Nevertheless last November, coming off an appearance in the Eastern Conference semifinals, Wall and Beal sat side by side and offered an honest glimpse into their relationship during an interview with ESPN’s Hannah Storm.
Among the revelations: They eat together at Benihana, they share disdain for President Barack Obama’s left-handed jumper and yes, they also bicker.
“We’re at a stage now where, like, if we go at it, people are like, ‘Are they going to fight?’ ” Beal said during the interview. “It gets to the point where we’re about to fistfight but then it’s like we’re brothers at the end of the day. That’s just the relationship that we have. Nobody else understands it. Nobody else gets it, really. We just know how each other reacts and how we are as people. We’re both competitive. We both love to win. We both love to be right at the same time and sometimes when we know we’re wrong, we’re wrong.”
Then, the year dragged on — with Beal and Wall as sole leaders of the locker room for the first time in their careers. While Wall was the constant before being sidelined the final five games with knee pain, Beal battled injuries throughout and started only 35 games. There was little time to perfect their union. The season suffered because of it. So by this offseason, both players pointedly called out their lack of cohesion.
But for one person who understands the Wall-Beal pairing, the latest revelations are no cause for concern.
“I think both were saying that they’re just leaders and very vocal leaders, so at times both of them want the stage,” said NBA trainer Drew Hanlen, Beal’s longtime shooting coach. “I don’t think there’s any beef between them because they are friends off the court.”
On Wednesday morning, Hanlen spoke from Los Angeles and when peppered with questions about Wall and Beal’s relationship, he plainly stated: “If it was a Kevin Durant-Russell Westbrook thing, I would have not commented.”
“I don’t think there’s a [feuding] situation because I’m as close as anyone to Brad and he’s never said anything bad at John.”

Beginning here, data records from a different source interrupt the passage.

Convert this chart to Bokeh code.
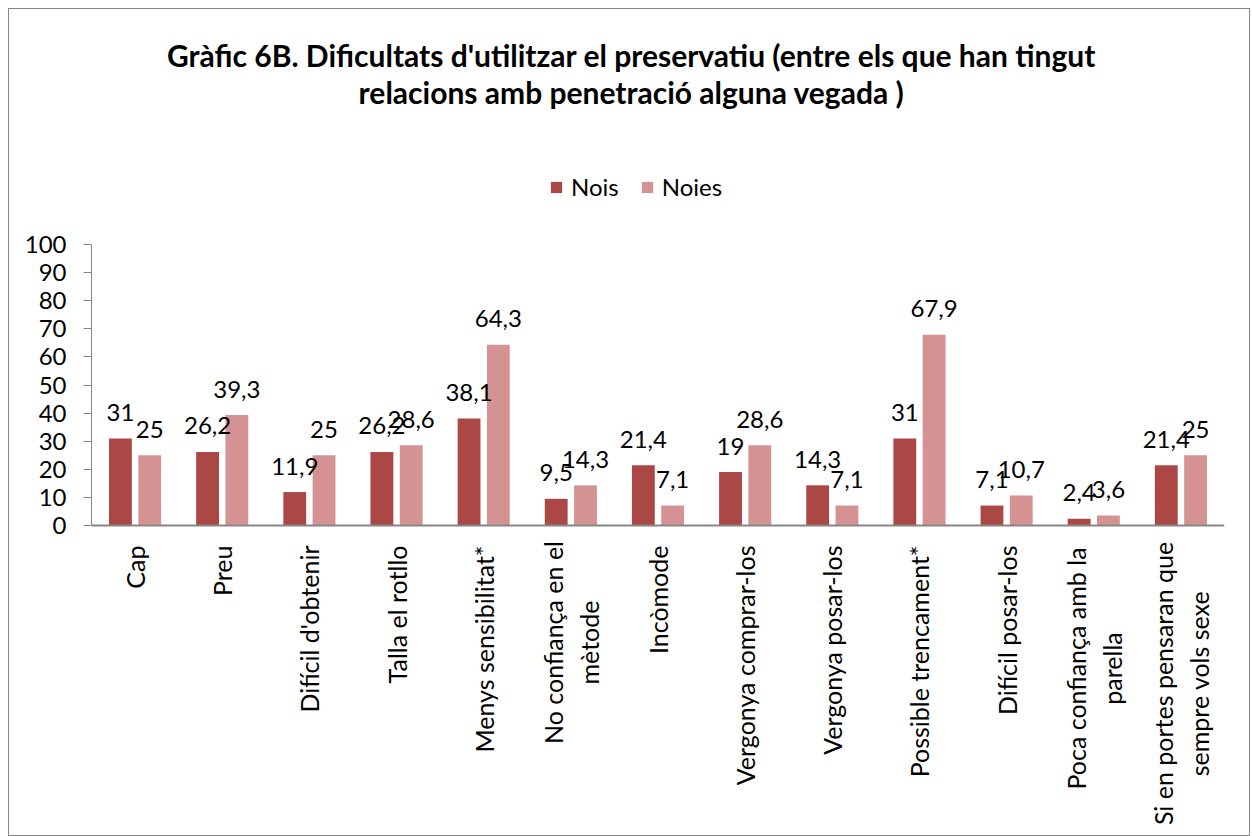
from math import pi
from bokeh.plotting import figure
from bokeh.models import ColumnDataSource, Label, Legend, LegendItem, FixedTicker, Span
from bokeh.core.properties import value
from bokeh.transform import dodge
from bokeh.embed import file_html
from bokeh.resources import INLINE

categories = ["Cap", "Preu", "Difícil d'obtenir", "Talla el rotllo", "Menys sensibilitat*",
              "No confiança en el mètode", "Incòmode", "Vergonya comprar-los",
              "Vergonya posar-los", "Possible trencament*", "Difícil posar-los",
              "Poca confiança amb la parella", "Si en portes pensaran que sempre vols sexe"]
category_labels = ["Cap", "Preu", "Difícil d'obtenir", "Talla el rotllo", "Menys sensibilitat*",
                   "No confiança en el\nmètode", "Incòmode", "Vergonya comprar-los",
                   "Vergonya posar-los", "Possible trencament*", "Difícil posar-los",
                   "Poca confiança amb la\nparella", "Si en portes pensaran que\nsempre vols sexe"]
nois = [31, 26.2, 11.9, 26.2, 38.1, 9.5, 21.4, 19, 14.3, 31, 7.1, 2.4, 21.4]
noies = [25, 39.3, 25, 28.6, 64.3, 14.3, 7.1, 28.6, 7.1, 67.9, 10.7, 3.6, 25]
y_ticks = [0, 10, 20, 30, 40, 50, 60, 70, 80, 90, 100]

FONT = "Lato"
C_NOIS = "#AB4744"
C_NOIES = "#D49392"
AXIS_C = "#868686"

def fmt(v):
    return ("%g" % v).replace(".", ",")

# layout: frame spans full height; value 0 at 516px, 100 at 235px from figure top
W, H = 1242, 828
LEFT, RIGHT = 82, 27
Y0_PX, Y100_PX = 516, 235
ppu = (Y0_PX - Y100_PX) / 100.0
y_top = Y0_PX / ppu
y_bot = -(H - Y0_PX) / ppu

# two-line labels: distance (px) of block centre below axis; single-line: standoff
label_offset = [20, 20, 20, 20, 20, 117, 20, 20, 20, 20, 20, 143, 158]
label_align = ["right" if "\n" not in l else "center" for l in category_labels]

src = ColumnDataSource(dict(cat=categories, nois=nois, noies=noies,
                            nois_t=[fmt(v) for v in nois], noies_t=[fmt(v) for v in noies]))
lab_src = ColumnDataSource(dict(cat=categories, lab=category_labels, zero=[0] * len(categories),
                                off=label_offset, align=label_align))

p = figure(x_range=categories, y_range=(y_bot, y_top), width=W, height=H,
           output_backend="svg", toolbar_location=None, x_axis_location=None,
           min_border_left=LEFT, min_border_right=RIGHT, min_border_top=0, min_border_bottom=0)
p.outline_line_color = None
p.xgrid.grid_line_color = None
p.ygrid.grid_line_color = None
p.styles = {"border": "1px solid #868686", "margin": "8px"}

bw = 0.262
r1 = p.vbar(x=dodge("cat", -0.168, range=p.x_range), top="nois", bottom=0, width=bw, source=src,
            fill_color=C_NOIS, line_color=None)
r2 = p.vbar(x=dodge("cat", 0.168, range=p.x_range), top="noies", bottom=0, width=bw, source=src,
            fill_color=C_NOIES, line_color=None)

for col, txt, off in [("nois", "nois_t", -0.168), ("noies", "noies_t", 0.168)]:
    p.text(x=dodge("cat", off, range=p.x_range), y=col, text=txt, source=src,
           text_align="center", text_baseline="alphabetic", y_offset=-26,
           text_font=value(FONT), text_font_size="24px", text_color="black")

# x axis line
p.add_layout(Span(location=0, dimension="width", line_color=AXIS_C, line_width=2))

# category labels
p.text(x="cat", y="zero", text="lab", source=lab_src, angle=pi / 2, y_offset="off",
       text_align="align", text_baseline="middle",
       text_font=value(FONT), text_font_size="25px", text_color="black")

# y axis
p.yaxis.bounds = (0, 100)
p.yaxis.ticker = FixedTicker(ticks=y_ticks)
p.yaxis.axis_line_color = AXIS_C
p.yaxis.major_tick_line_color = AXIS_C
p.yaxis.major_tick_out = 8
p.yaxis.major_tick_in = 0
p.yaxis.minor_tick_line_color = None
p.yaxis.major_label_standoff = 17
p.yaxis.major_label_text_font = FONT
p.yaxis.major_label_text_font_size = "24px"
p.yaxis.major_label_text_color = "black"

# title (two lines)
title_x = (622 - LEFT) / ((W - LEFT - RIGHT) / len(categories))
for txt, ypx in [("Gràfic 6B. Dificultats d'utilitzar el preservatiu (entre els que han tingut", 45),
                 ("relacions amb penetració alguna vegada )", 82)]:
    p.add_layout(Label(x=title_x, y=(Y0_PX - ypx) / ppu, text=txt,
                       text_align="center", text_baseline="middle",
                       text_font=FONT, text_font_style="bold", text_font_size="30px",
                       text_color="black"))

legend = Legend(items=[LegendItem(label="Nois", renderers=[r1]),
                       LegendItem(label="Noies", renderers=[r2])],
                location=(458, H - 192), orientation="horizontal",
                label_text_font=FONT, label_text_font_size="24px", label_text_color="black",
                glyph_width=14, glyph_height=14, label_standoff=8, spacing=21,
                padding=0, margin=0, border_line_color=None, background_fill_alpha=0)
p.add_layout(legend)

open("out.html", "w").write(file_html(p, INLINE))
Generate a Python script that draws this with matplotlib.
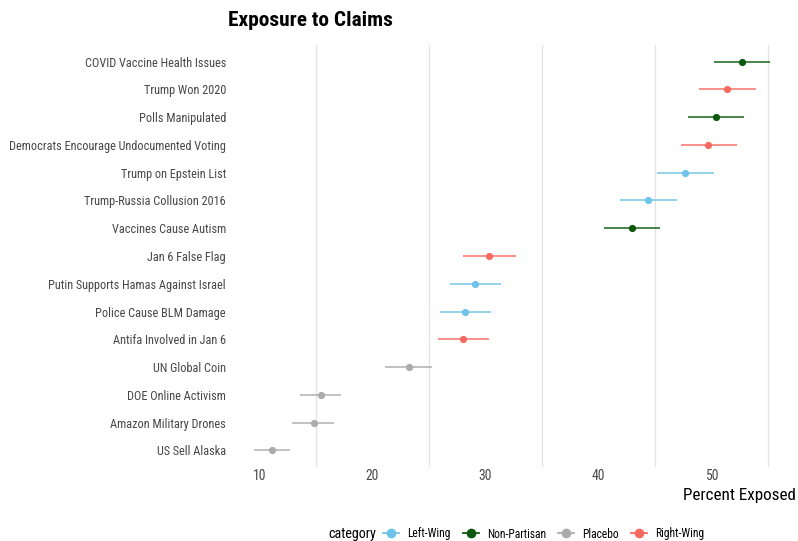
import matplotlib
matplotlib.use("Agg")
import matplotlib.pyplot as plt
from matplotlib.lines import Line2D
import numpy as np

plt.rcParams['font.family'] = ['Roboto Condensed', 'Liberation Sans Narrow', 'Roboto', 'DejaVu Sans']

claims = [
    "COVID Vaccine Health Issues",
    "Trump Won 2020",
    "Polls Manipulated",
    "Democrats Encourage Undocumented Voting",
    "Trump on Epstein List",
    "Trump-Russia Collusion 2016",
    "Vaccines Cause Autism",
    "Jan 6 False Flag",
    "Putin Supports Hamas Against Israel",
    "Police Cause BLM Damage",
    "Antifa Involved in Jan 6",
    "UN Global Coin",
    "DOE Online Activism",
    "Amazon Military Drones",
    "US Sell Alaska",
]
category = [
    "Non-Partisan", "Right-Wing", "Non-Partisan", "Right-Wing", "Left-Wing",
    "Left-Wing", "Non-Partisan", "Right-Wing", "Left-Wing", "Left-Wing",
    "Right-Wing", "Placebo", "Placebo", "Placebo", "Placebo",
]
percent = [52.7, 51.4, 50.4, 49.7, 47.7, 44.4, 43.0, 30.3, 29.1, 28.2, 28.0, 23.2, 15.4, 14.8, 11.1]
ci_low = [50.2, 48.9, 47.9, 47.3, 45.2, 41.9, 40.5, 28.0, 26.9, 26.0, 25.8, 21.1, 13.6, 12.9, 9.5]
ci_high = [55.2, 54.0, 52.9, 52.3, 50.2, 47.0, 45.5, 32.7, 31.4, 30.5, 30.3, 25.3, 17.2, 16.6, 12.7]

categories = ["Left-Wing", "Non-Partisan", "Placebo", "Right-Wing"]
palette = {
    "Left-Wing": "#6EC4E8",
    "Non-Partisan": "#0B5A0B",
    "Placebo": "#ABABAB",
    "Right-Wing": "#F86A5F",
}

fig = plt.figure(figsize=(7.98, 5.41), dpi=100)
W, H = 798, 541
ax = fig.add_axes([228 / W, 1 - 467 / H, (796 - 228) / W, (467 - 45) / H])

n = len(claims)
ypos = np.arange(n)[::-1]
for y, p, lo, hi, c in zip(ypos, percent, ci_low, ci_high, category):
    col = palette[c]
    ax.plot([lo, hi], [y, y], color=col, lw=1.3, alpha=0.8, solid_capstyle='butt', zorder=2)
    ax.plot([p], [y], 'o', color=col, ms=5.2, mec='none', zorder=3)

ax.set_ylim(-0.6, n - 1 + 0.6)
ax.set_xlim(7.2, 57.5)
ax.set_yticks(ypos)
ax.set_yticklabels(claims, fontsize=8.8, color="#474747")
ax.set_xticks([10, 20, 30, 40, 50])
ax.set_xticklabels(["10", "20", "30", "40", "50"], fontsize=9.8, color="#474747")
ax.tick_params(axis='x', length=0, pad=1.5)
ax.tick_params(axis='y', length=0, pad=1.5)
for gx in [15, 25, 35, 45, 55]:
    ax.axvline(gx, color="#E3E3E3", lw=0.9, zorder=1)
for s in ax.spines.values():
    s.set_visible(False)

ax.set_xlabel("Percent Exposed", fontsize=12.3, color="black", loc="right", labelpad=3.5)

fig.text(228 / W, 1 - 26 / H, "Exposure to Claims", fontsize=15.4, fontweight="bold",
         ha="left", va="baseline")

# legend along the bottom
fig.text(328 / W, 1 - 534 / H, "category", fontsize=10.2, ha="left", va="center")
handles = [Line2D([0], [0], color=palette[c], lw=1.3, marker='o', ms=7, mec='none')
           for c in categories]
fig.legend(handles, categories, ncol=4, loc="center left",
           bbox_to_anchor=(383 / W, 1 - 534 / H), frameon=False, fontsize=8.3,
           handlelength=1.4, handletextpad=0.7, columnspacing=1.05, borderaxespad=0,
           borderpad=0)

fig.savefig("out.png", dpi=100)
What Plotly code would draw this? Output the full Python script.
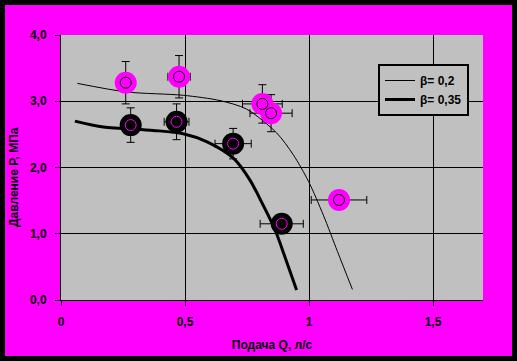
import plotly.graph_objects as go

# ---- data ----
# measured points, beta = 0.2
q_02 = [0.261, 0.476, 0.812, 0.847, 1.121]
p_02 = [3.28, 3.37, 2.96, 2.82, 1.51]
eq_02 = [0.0, 0.045, 0.08, 0.085, 0.112]
ep_02 = [0.32, 0.32, 0.29, 0.28, 0.0]

# measured points, beta = 0.35
q_035 = [0.281, 0.466, 0.694, 0.890]
p_035 = [2.64, 2.69, 2.36, 1.15]
eq_035 = [0.0, 0.05, 0.073, 0.087]
ep_035 = [0.26, 0.27, 0.23, 0.0]

# stray point just below the axis
q_extra = [1.262]
p_extra = [-0.065]
eq_extra = [0.125]

# fitted curves
curve_q_02 = [0.066, 0.265, 0.493, 0.641, 0.749, 0.870, 0.937, 0.998, 1.058, 1.115, 1.175]
curve_p_02 = [3.27, 3.14, 3.09, 3.01, 2.88, 2.52, 2.19, 1.79, 1.28, 0.73, 0.16]
curve_q_035 = [0.056, 0.171, 0.372, 0.493, 0.587, 0.695, 0.762, 0.810, 0.863, 0.903, 0.950]
curve_p_035 = [2.70, 2.61, 2.56, 2.51, 2.39, 2.14, 1.81, 1.47, 1.06, 0.65, 0.15]

x_tickvals = [0, 0.5, 1, 1.5]
x_ticktext = ["0", "0,5", "1", "1,5"]
y_tickvals = [0, 1, 2, 3, 4]
y_ticktext = ["0,0", "1,0", "2,0", "3,0", "4,0"]

MAG = "#FF00FF"
GRAY = "#C0C0C0"
FONT = dict(family="Liberation Sans, Arial, sans-serif", size=12, color="black", weight="bold")

fig = go.Figure()

# curves
fig.add_trace(go.Scatter(x=curve_q_02, y=curve_p_02, mode="lines", name="β= 0,2",
                         line=dict(color="black", width=1, shape="spline", smoothing=0.8)))
fig.add_trace(go.Scatter(x=curve_q_035, y=curve_p_035, mode="lines", name="β= 0,35",
                         line=dict(color="black", width=3, shape="spline", smoothing=0.8)))

# error bars (drawn beneath markers)
def err_trace(x, y, ex, ey=None, clip=True):
    return go.Scatter(
        x=x, y=y, mode="markers", showlegend=False, hoverinfo="skip",
        marker=dict(size=1, color="rgba(0,0,0,0)"),
        error_x=dict(type="data", array=ex, visible=True, color="black", thickness=1, width=4),
        error_y=dict(type="data", array=ey if ey is not None else [0] * len(x),
                     visible=ey is not None, color="black", thickness=1, width=4),
        cliponaxis=clip,
    )

fig.add_trace(err_trace(q_02, p_02, eq_02, ep_02))
fig.add_trace(err_trace(q_035, p_035, eq_035, ep_035))
fig.add_trace(go.Scatter(
    x=q_extra, y=p_extra, mode="markers", showlegend=False, hoverinfo="skip",
    marker=dict(symbol="line-ew", size=7, color="black", line=dict(color="black", width=2)),
    error_x=dict(type="data", array=eq_extra, visible=True, color="black", thickness=1, width=3),
    cliponaxis=False,
))

# markers beta = 0.2
fig.add_trace(go.Scatter(x=q_02, y=p_02, mode="markers", showlegend=False,
                         marker=dict(size=22, color=MAG, line=dict(width=0))))
fig.add_trace(go.Scatter(x=q_02, y=p_02, mode="markers", showlegend=False,
                         marker=dict(size=11, symbol="circle-open", color="black", line=dict(width=1, color="black"))))
# markers beta = 0.35
fig.add_trace(go.Scatter(x=q_035, y=p_035, mode="markers", showlegend=False,
                         marker=dict(size=22, color="black", line=dict(width=0))))
fig.add_trace(go.Scatter(x=q_035, y=p_035, mode="markers", showlegend=False,
                         marker=dict(size=11, symbol="circle-open", color=MAG, line=dict(width=1, color=MAG))))

L, R, T, B = 61, 34, 35, 61
W, H = 517, 361
pw, ph = W - L - R, H - T - B

def px_x(px):
    return (px - L) / pw

def px_y(py):
    return (H - B - py) / ph

fig.update_layout(
    width=W, height=H,
    margin=dict(l=L, r=R, t=T, b=B, pad=0),
    paper_bgcolor=MAG, plot_bgcolor=GRAY,
    font=FONT,
    showlegend=True,
    legend=dict(x=px_x(378), y=px_y(64), xanchor="left", yanchor="top",
                bgcolor=GRAY, bordercolor="black", borderwidth=2,
                font=FONT, itemwidth=30),
    xaxis=dict(range=[0, 1.7016], tickvals=x_tickvals, ticktext=x_ticktext,
               showgrid=True, gridcolor="black", gridwidth=1, zeroline=False,
               showline=True, linecolor="black", linewidth=1,
               ticks="outside", ticklen=5, tickcolor="black", tickwidth=1,
               ticklabelstandoff=6, tickfont=FONT,
               title=dict(text="Подача Q, л/с", font=FONT, standoff=12)),
    yaxis=dict(range=[0, 4], tickvals=y_tickvals, ticktext=y_ticktext,
               showgrid=True, gridcolor="black", gridwidth=1, zeroline=False,
               showline=True, linecolor="black", linewidth=1,
               ticks="outside", ticklen=5, tickcolor="black", tickwidth=1,
               ticklabelstandoff=6, tickfont=FONT),
    annotations=[dict(text="Давление Р, МПа", textangle=-90, xref="paper", yref="paper",
                      x=px_x(14), y=px_y(177), xanchor="center", yanchor="middle",
                      showarrow=False, font=FONT)],
    shapes=[dict(type="rect", xref="paper", yref="paper", layer="above",
                 x0=px_x(2.5), x1=px_x(514.5), y0=px_y(358.5), y1=px_y(2.5),
                 line=dict(color="black", width=5), fillcolor="rgba(0,0,0,0)")],
)

fig.write_html("out.html")
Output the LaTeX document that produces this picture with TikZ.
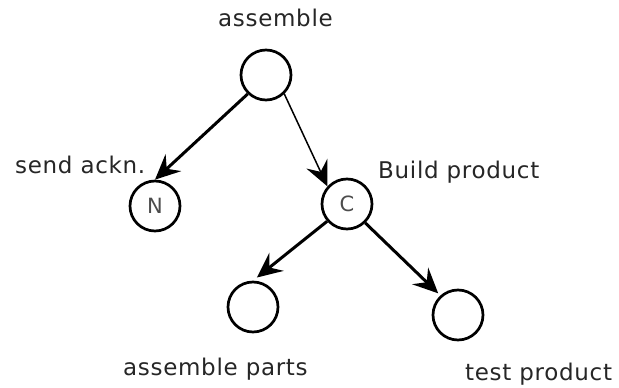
\documentclass[tikz,border=0pt]{standalone}
\usepackage{fontspec}
\usepackage{tikz}
\usetikzlibrary{arrows.meta,positioning}
\newfontfamily\lblfont{DejaVu Sans}[LetterSpace=3]

\begin{document}
\begin{tikzpicture}[
    x=1pt, y=-1pt,
    tip/.style={-{Stealth[length=25pt,width=23pt,inset=9pt]}},
    state/.style={
        circle,
        draw=black,
        line width=2.7pt,
        minimum size=50pt,
        inner sep=0pt,
        font=\lblfont\fontsize{21}{24}\selectfont,
        text=black!70
    },
    lbl/.style={
        anchor=base west,
        inner sep=0pt,
        font=\lblfont\fontsize{23}{27}\selectfont,
        text=black!85
    },
    arr/.style={tip, line width=3pt},
    thinarr/.style={tip, line width=1.5pt}
]
\useasboundingbox (0,0) rectangle (619,388);

% tree nodes
\node[state] (root) at (266,75) {};
\node[state] (ack) at (155,206) {N};
\node[state] (build) at (347,204) {C};
\node[state] (parts) at (253,307) {};
\node[state] (test) at (458,315) {};

% labels
\node[lbl] (rootlbl) at (218,27) {assemble};
\node[lbl] (acklbl) at (15,173) {send ackn.};
\node[lbl] (buildlbl) at (378,178) {Build product};
\node[lbl] (partslbl) at (123,375) {assemble parts};
\node[lbl] (testlbl) at (465,380) {test product};

% edges
\draw[arr] (root.226) -- (ack.north);
\draw[thinarr] (root.314) -- (build.138);
\draw[arr, shorten >=5pt] (build.221) -- (parts.north);
\draw[arr, shorten >=3pt] (build.314) -- (test.132);

\end{tikzpicture}
\end{document}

This week in Los Angeles, the Wizards have spent time together lifting weights, scrimmaging and, naturally, bonding. Though the pair’s recent comments indicate that they could use some ‘we-time,’ Hanlen, who also knows Wall, believes they are simply two strong-willed players who are learning to coexist.
So forget those dinners for two at Benihana, the shooting sessions with the president at the White House Easter Egg Roll and the shared kinship as the highest-paid players at the Wizards’ Southern California minicamp — Wall and Beal must find a connection where it counts. Together, on the basketball court.
“Brad’s not dumb, he knows they need each other if they want to win. Both are huge competitors who share the goal and want to compete in the East,” Hanlen said. “I know that they’re going to figure it out.”